__Problem to work on__:
Output the material below unchanged, apart from leaving out the pictures.

[Start of Supplied records]

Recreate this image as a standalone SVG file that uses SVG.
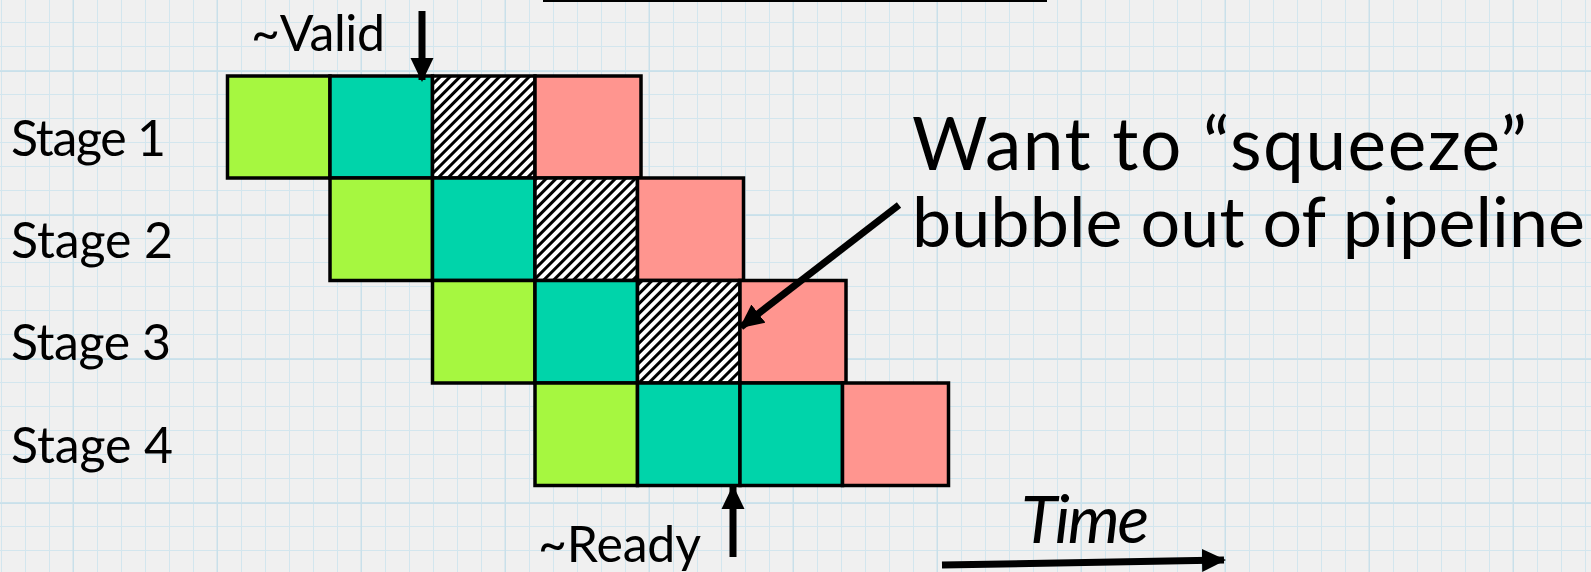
<svg xmlns="http://www.w3.org/2000/svg" width="1591" height="572" viewBox="0 0 1591 572">
  <defs>
    <pattern id="grid" x="2" y="-1" width="24" height="24" patternUnits="userSpaceOnUse">
      <path d="M24 0V24M0 24H24" stroke="#d3e6ee" stroke-width="2" fill="none"/>
    </pattern>
    <pattern id="gridMajor" x="-70" y="-72" width="144" height="144" patternUnits="userSpaceOnUse">
      <path d="M144 0V144M0 144H144" stroke="#c9e0ea" stroke-width="3" fill="none"/>
    </pattern>
    <pattern id="hatch" width="7" height="7" patternUnits="userSpaceOnUse" patternTransform="rotate(45)">
      <rect width="7" height="7" fill="#ffffff"/>
      <rect width="3" height="7" fill="#000000"/>
    </pattern>
    <marker id="head" viewBox="0 0 24 24" markerWidth="24" markerHeight="24" refX="22" refY="12" orient="auto" markerUnits="userSpaceOnUse">
      <path d="M0 0.5 L24 12 L0 23.5 Z" fill="#000"/>
    </marker>
  </defs>
  <style>
    .cell { stroke: #000; stroke-width: 3.5; }
    .g { fill: #a6f740; }
    .t { fill: #00d4aa; }
    .h { fill: url(#hatch); }
    .r { fill: #ff958f; }
    .lbl { font-family: Lato, "Open Sans", sans-serif; fill: #000; }
    .arrow { stroke: #000; stroke-width: 7; fill: none; marker-end: url(#head); }
  </style>

  <rect width="1591" height="572" fill="#f0f0f0"/>
  <rect width="1591" height="572" fill="url(#grid)"/>
  <rect width="1591" height="572" fill="url(#gridMajor)"/>

  <!-- cut-off title rule at the top -->
  <rect x="543" y="-1" width="504" height="3" fill="#000"/>

  <!-- Stage 1 row -->
  <g id="row1">
    <rect class="cell g" x="227.5" y="76" width="102.5" height="102"/>
    <rect class="cell t" x="330" y="76" width="102.5" height="102"/>
    <rect class="cell h" x="432.5" y="76" width="102.5" height="102"/>
    <rect class="cell r" x="535" y="76" width="106" height="102"/>
  </g>
  <!-- Stage 2 row -->
  <g id="row2">
    <rect class="cell g" x="330" y="178" width="102.5" height="102.5"/>
    <rect class="cell t" x="432.5" y="178" width="102.5" height="102.5"/>
    <rect class="cell h" x="535" y="178" width="102.5" height="102.5"/>
    <rect class="cell r" x="637.5" y="178" width="106" height="102.5"/>
  </g>
  <!-- Stage 3 row -->
  <g id="row3">
    <rect class="cell g" x="432.5" y="280.5" width="102.5" height="102.5"/>
    <rect class="cell t" x="535" y="280.5" width="102.5" height="102.5"/>
    <rect class="cell h" x="637.5" y="280.5" width="102.5" height="102.5"/>
    <rect class="cell r" x="740" y="280.5" width="106" height="102.5"/>
  </g>
  <!-- Stage 4 row -->
  <g id="row4">
    <rect class="cell g" x="535" y="383" width="102.5" height="102.5"/>
    <rect class="cell t" x="637.5" y="383" width="102.5" height="102.5"/>
    <rect class="cell t" x="740" y="383" width="102.5" height="102.5"/>
    <rect class="cell r" x="842.5" y="383" width="106" height="102.5"/>
  </g>

  <g id="stage-labels">
    <text id="stage1" class="lbl" x="11" y="156" font-size="50" textLength="155">Stage 1</text>
    <text id="stage2" class="lbl" x="11" y="258" font-size="50" textLength="162">Stage 2</text>
    <text id="stage3" class="lbl" x="11" y="360" font-size="50" textLength="160">Stage 3</text>
    <text id="stage4" class="lbl" x="11" y="463" font-size="50" textLength="162">Stage 4</text>
  </g>

  <g id="valid-label"><text class="lbl" x="251" y="51" font-size="50" textLength="134">~Valid</text></g>
  <g id="ready-label"><text class="lbl" x="538" y="562" font-size="50" textLength="163">~Ready</text></g>
  <g id="squeeze-note">
    <text class="lbl" x="912" y="170" font-size="73" textLength="615">Want to “squeeze”</text>
    <text class="lbl" x="912" y="247" font-size="70" textLength="673">bubble out of pipeline</text>
  </g>
  <g id="time-label"><text class="lbl" x="1021" y="543" font-size="66" font-style="italic" textLength="128">Time</text></g>

  <g id="connectors">
    <line class="arrow" x1="422" y1="11" x2="422" y2="80"/>
    <line class="arrow" x1="733" y1="557" x2="733" y2="487"/>
    <line class="arrow" x1="899" y1="205" x2="741" y2="327"/>
    <line class="arrow" x1="942" y1="565" x2="1224" y2="560" stroke-width="8"/>
  </g>
</svg>
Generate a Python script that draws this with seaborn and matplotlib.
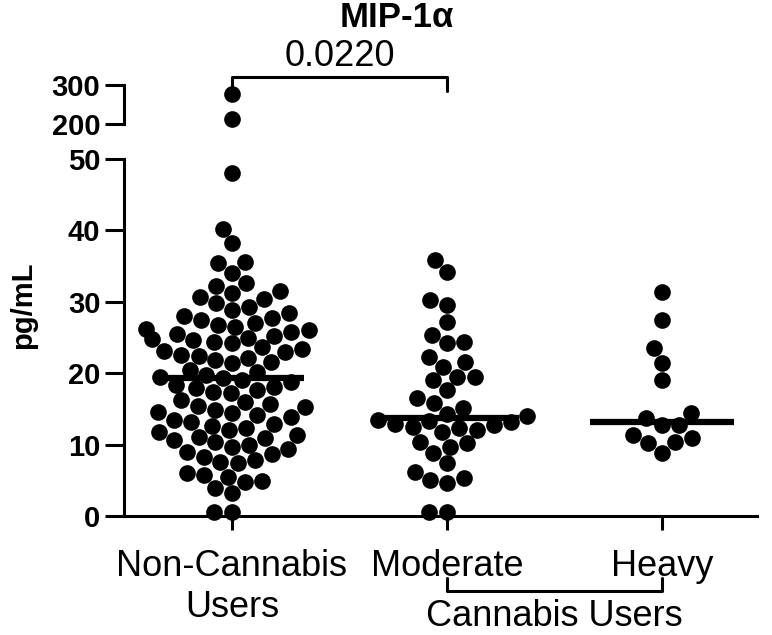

[End of Supplied records]

__Problem solution__:
Recreate this image as a standalone SVG file that uses SVG.
<svg xmlns="http://www.w3.org/2000/svg" width="1591" height="572" viewBox="0 0 1591 572">
  <defs>
    <pattern id="grid" x="2" y="-1" width="24" height="24" patternUnits="userSpaceOnUse">
      <path d="M24 0V24M0 24H24" stroke="#d3e6ee" stroke-width="2" fill="none"/>
    </pattern>
    <pattern id="gridMajor" x="-70" y="-72" width="144" height="144" patternUnits="userSpaceOnUse">
      <path d="M144 0V144M0 144H144" stroke="#c9e0ea" stroke-width="3" fill="none"/>
    </pattern>
    <pattern id="hatch" width="7" height="7" patternUnits="userSpaceOnUse" patternTransform="rotate(45)">
      <rect width="7" height="7" fill="#ffffff"/>
      <rect width="3" height="7" fill="#000000"/>
    </pattern>
    <marker id="head" viewBox="0 0 24 24" markerWidth="24" markerHeight="24" refX="22" refY="12" orient="auto" markerUnits="userSpaceOnUse">
      <path d="M0 0.5 L24 12 L0 23.5 Z" fill="#000"/>
    </marker>
  </defs>
  <style>
    .cell { stroke: #000; stroke-width: 3.5; }
    .g { fill: #a6f740; }
    .t { fill: #00d4aa; }
    .h { fill: url(#hatch); }
    .r { fill: #ff958f; }
    .lbl { font-family: Lato, "Open Sans", sans-serif; fill: #000; }
    .arrow { stroke: #000; stroke-width: 7; fill: none; marker-end: url(#head); }
  </style>

  <rect width="1591" height="572" fill="#f0f0f0"/>
  <rect width="1591" height="572" fill="url(#grid)"/>
  <rect width="1591" height="572" fill="url(#gridMajor)"/>

  <!-- cut-off title rule at the top -->
  <rect x="543" y="-1" width="504" height="3" fill="#000"/>

  <!-- Stage 1 row -->
  <g id="row1">
    <rect class="cell g" x="227.5" y="76" width="102.5" height="102"/>
    <rect class="cell t" x="330" y="76" width="102.5" height="102"/>
    <rect class="cell h" x="432.5" y="76" width="102.5" height="102"/>
    <rect class="cell r" x="535" y="76" width="106" height="102"/>
  </g>
  <!-- Stage 2 row -->
  <g id="row2">
    <rect class="cell g" x="330" y="178" width="102.5" height="102.5"/>
    <rect class="cell t" x="432.5" y="178" width="102.5" height="102.5"/>
    <rect class="cell h" x="535" y="178" width="102.5" height="102.5"/>
    <rect class="cell r" x="637.5" y="178" width="106" height="102.5"/>
  </g>
  <!-- Stage 3 row -->
  <g id="row3">
    <rect class="cell g" x="432.5" y="280.5" width="102.5" height="102.5"/>
    <rect class="cell t" x="535" y="280.5" width="102.5" height="102.5"/>
    <rect class="cell h" x="637.5" y="280.5" width="102.5" height="102.5"/>
    <rect class="cell r" x="740" y="280.5" width="106" height="102.5"/>
  </g>
  <!-- Stage 4 row -->
  <g id="row4">
    <rect class="cell g" x="535" y="383" width="102.5" height="102.5"/>
    <rect class="cell t" x="637.5" y="383" width="102.5" height="102.5"/>
    <rect class="cell t" x="740" y="383" width="102.5" height="102.5"/>
    <rect class="cell r" x="842.5" y="383" width="106" height="102.5"/>
  </g>

  <g id="stage-labels">
    <text id="stage1" class="lbl" x="11" y="156" font-size="50" textLength="155">Stage 1</text>
    <text id="stage2" class="lbl" x="11" y="258" font-size="50" textLength="162">Stage 2</text>
    <text id="stage3" class="lbl" x="11" y="360" font-size="50" textLength="160">Stage 3</text>
    <text id="stage4" class="lbl" x="11" y="463" font-size="50" textLength="162">Stage 4</text>
  </g>

  <g id="valid-label"><text class="lbl" x="251" y="51" font-size="50" textLength="134">~Valid</text></g>
  <g id="ready-label"><text class="lbl" x="538" y="562" font-size="50" textLength="163">~Ready</text></g>
  <g id="squeeze-note">
    <text class="lbl" x="912" y="170" font-size="73" textLength="615">Want to “squeeze”</text>
    <text class="lbl" x="912" y="247" font-size="70" textLength="673">bubble out of pipeline</text>
  </g>
  <g id="time-label"><text class="lbl" x="1021" y="543" font-size="66" font-style="italic" textLength="128">Time</text></g>

  <g id="connectors">
    <line class="arrow" x1="422" y1="11" x2="422" y2="80"/>
    <line class="arrow" x1="733" y1="557" x2="733" y2="487"/>
    <line class="arrow" x1="899" y1="205" x2="741" y2="327"/>
    <line class="arrow" x1="942" y1="565" x2="1224" y2="560" stroke-width="8"/>
  </g>
</svg>
Generate a Python script that draws this with seaborn and matplotlib.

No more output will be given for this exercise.